Ik had een geweldige jeugd; er was bos en er werden sinaasappelen, koffie en cacao verbouwd. Het was één grote speelplaats. Er was bos om te vissen en vogels om te schieten en er waren veel kinderen van gezinnen uit verschillende culturen. Bij de plantage woonden wel 120 mensen en ze kwamen uit allerlei landen: uit Afrika, Java, India, van alles doorelkaar.

Op en rondom de plantage waren kanalen waarover we alles vervoerden wat we verbouwden. Als je op een ladder met een zak over je schouder koffiebonen aan het plukken was, liet je de bonen in de zak glijden en als de zak vol was zette je hem neer aan de waterkant. De zakken werden met een boot opgehaald en vervoerd naar de fabriek.

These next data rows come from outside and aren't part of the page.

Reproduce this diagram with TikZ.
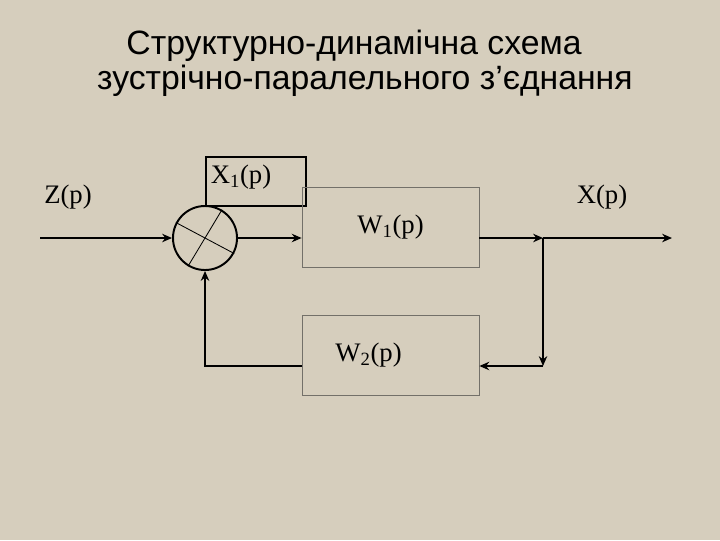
\documentclass[tikz,border=0pt]{standalone}
\usepackage{fontspec}
\setmainfont{Liberation Serif}
\newfontfamily\titlefont{Liberation Sans}
\usetikzlibrary{arrows.meta}
\definecolor{paper}{RGB}{214,206,189}
\definecolor{frame}{RGB}{115,112,105}

\begin{document}
\begin{tikzpicture}[x=0.025cm, y=-0.025cm,
    every node/.style={font=\fontsize{19}{21}\selectfont, inner sep=0pt},
    block/.style={rectangle, draw=frame, line width=0.5pt,
                  minimum width=4.425cm, minimum height=2cm},
    sumnode/.style={circle, draw=black, line width=1.4pt, minimum size=1.6cm},
    arr/.style={-{Stealth[length=7pt, width=6pt]}, line width=1.8pt},
    title/.style={font=\titlefont\fontsize{24}{28}\selectfont},
  ]
  % background and page size
  \fill[paper] (0,0) rectangle (720,540);
  \useasboundingbox (0,0) rectangle (720,540);
  \node[title] (t1) at (354,46) {Структурно-динамічна схема};
  \node[title] (t2) at (365,81) {зустрічно-паралельного з’єднання};
  % blocks
  \node[sumnode] (sum) at (205,238) {};
  \draw[line width=0.6pt] (sum.152) -- (sum.-28);
  \draw[line width=0.6pt] (sum.59) -- (sum.239);
  \node[rectangle, draw=black, line width=1.5pt, minimum width=2.5cm,
        minimum height=1.225cm] (xbox) at (256,181.5) {};
  \node (x1) at (241,177) {X\textsubscript{1}(p)};
  \node[block] (w1) at (390.5,227) {W\textsubscript{1}(p)};
  \node[block, label={[xshift=-0.55cm]center:W\textsubscript{2}(p)}] (w2) at (390.5,355) {};
  \node (z) at (68,197) {Z(p)};
  \node (x) at (602,197) {X(p)};
  % connectors
  \coordinate (zin) at (40,238);
  \coordinate (split) at (543,238);
  \coordinate (xout) at (672,238);
  \coordinate (turn) at (543,366);
  \draw[arr] (zin) -- (sum.west);
  \draw[arr] (sum.east) -- (w1.west |- sum.east);
  \draw[arr] (w1.east |- split) -- (split);
  \draw[arr] (split) -- (xout);
  \draw[arr] (split) -- (turn);
  \draw[arr] (turn) -- (turn -| w2.east);
  \draw[arr] (turn -| w2.west) -| (sum.south);
\end{tikzpicture}
\end{document}
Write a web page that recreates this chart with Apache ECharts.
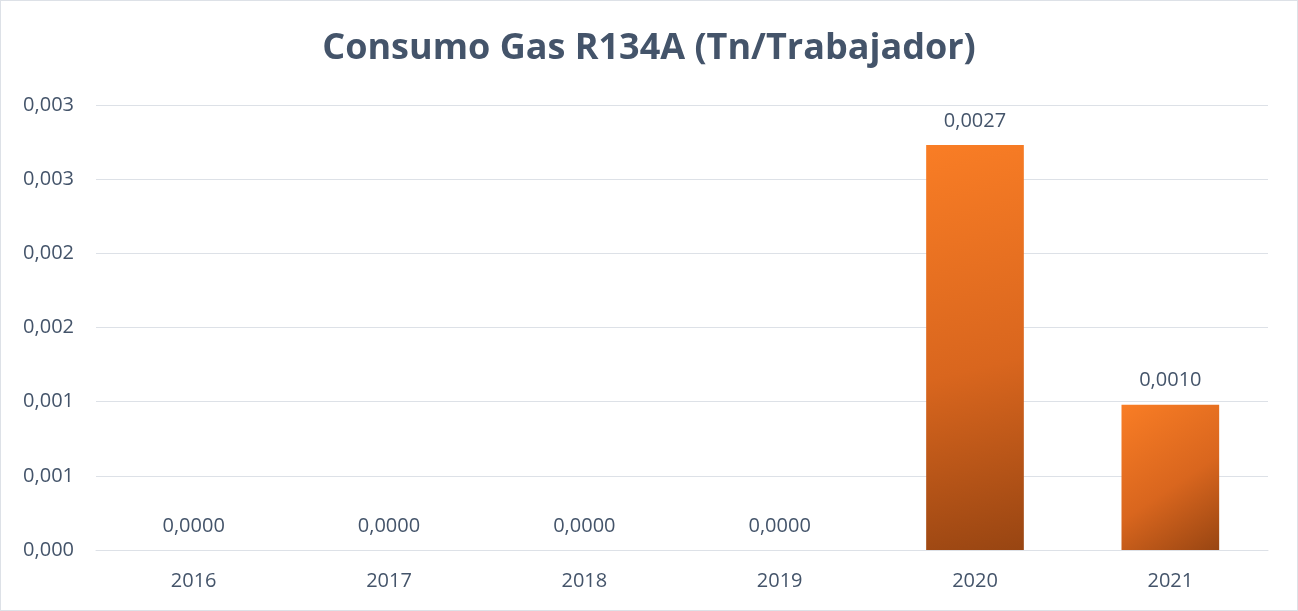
<!DOCTYPE html>
<html><head><meta charset="utf-8">
<script src="https://cdn.jsdelivr.net/npm/echarts@6/dist/echarts.min.js"></script>
<style>html,body{margin:0;padding:0;background:#fff}#c{width:1298px;height:611px;box-sizing:border-box;border:1px solid #DDE1E7}</style>
</head><body><div id="c"></div>
<script>
const categories = ['2016','2017','2018','2019','2020','2021'];
const values = [0, 0, 0, 0, 0.00273, 0.00098];
const titleText = 'Consumo Gas R134A (Tn/Trabajador)';

const chart = echarts.init(document.getElementById('c'));
const txt = '#44546A';
const font = '"Open Sans", "Noto Sans", sans-serif';
chart.setOption({
  animation: false,
  title: {
    text: titleText, left: 'center', top: 25,
    textStyle: { fontFamily: font, fontSize: 36, fontWeight: 'bold', color: txt }
  },
  grid: { left: 95, right: 29, top: 104, bottom: 60, containLabel: false },
  xAxis: {
    type: 'category', data: categories,
    axisLine: { show: true, lineStyle: { color: '#DDE1E7', width: 1 } },
    axisTick: { show: false },
    axisLabel: { color: txt, fontFamily: font, fontSize: 20, margin: 21 }
  },
  yAxis: {
    type: 'value', min: 0, max: 0.003, interval: 0.0005,
    axisLine: { show: false }, axisTick: { show: false },
    splitLine: { lineStyle: { color: '#DDE1E7', width: 1 } },
    axisLabel: {
      color: txt, fontFamily: font, fontSize: 20, margin: 22,
      formatter: v => (Math.round(v * 1000 + 1e-9) / 1000).toFixed(3).replace('.', ',')
    }
  },
  series: [{
    type: 'bar', data: values, barWidth: '50%',
    itemStyle: {
      color: new echarts.graphic.LinearGradient(0, 0, 1, 1, [
        { offset: 0, color: '#F97D25' },
        { offset: 0.55, color: '#D9661E' },
        { offset: 1, color: '#984512' }
      ])
    },
    label: {
      show: true, position: 'top', distance: 14,
      color: txt, fontFamily: font, fontSize: 20,
      formatter: p => p.value.toFixed(4).replace('.', ',')
    }
  }]
});
</script></body></html>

De sloten en kanalen waren voor het vervoer handig, maar ook voor irrigatie zodat de bomen altijd genoeg water hadden. De sluis was er om de waterstand te regelen.’

Hoe ging u naar school?
We woonden 10 kilometer van de school. Eerst moesten we op de fiets naar de achterkant van de plantage en daar wachtten we met andere kinderen op de schoolbus die ons naar school bracht. Bijzonder was dat ze dezelfde lessen gaven als in Nederland. We lazen boeken die jullie ook lazen. Over sneeuw, ijs en kou, in het Nederlands, en we waren op school ook verplicht om Nederlands te spreken.

Onze school begon om 07.30 en om 15.00 uur gingen we weer terug. Als we naar school gingen, moesten we schoenen aan. Dat vonden we vreselijk. We liepen allemaal altijd op blote voeten.’

Waarom gingen jullie naar Nederland?
‘De plantage werd verkocht omdat Suriname graag onafhankelijk wilde zijn van Nederland. In 1963 werd de plantage verkocht en vertrokken wij naar Nederland. We gingen met de boot en namen een heleboel spullen mee. Al mijn vriendjes liet ik achter. Voor mij was de bootreis vreselijk want we waren nog niet op zee of ik was al zeeziek, dus van die reis heb ik niet veel meegekregen. En bij aankomst zat ik ineens in een heel ander land.

Toen ik hier aankwam voelde ik meteen de kou, dat had ik nog nooit meegemaakt. Bij ons was het altijd zo’n 28 graden. We verbleven bij familie in Soest, die ons leerde schaatsen. Ik viel constant en mijn wollen wanten werden helemaal nat. Toen ik thuiskwam, kroop ik verkleumd voor de kachel. Niks voor mij… Nog steeds vind ik de winter niet leuk.’

Hoe was het contact met andere kinderen in Nederland?
‘De kinderen vroegen vaak: waar kom je vandaan? Ik sprak wel Nederlands, de woorden waren hetzelfde, maar ik klonk anders. Dan keek iedereen naar je en moest je iedere keer weer uitleggen waar je vandaan kwam. Het eerste jaar vond ik heel moeilijk omdat ik nog bijna niemand kende.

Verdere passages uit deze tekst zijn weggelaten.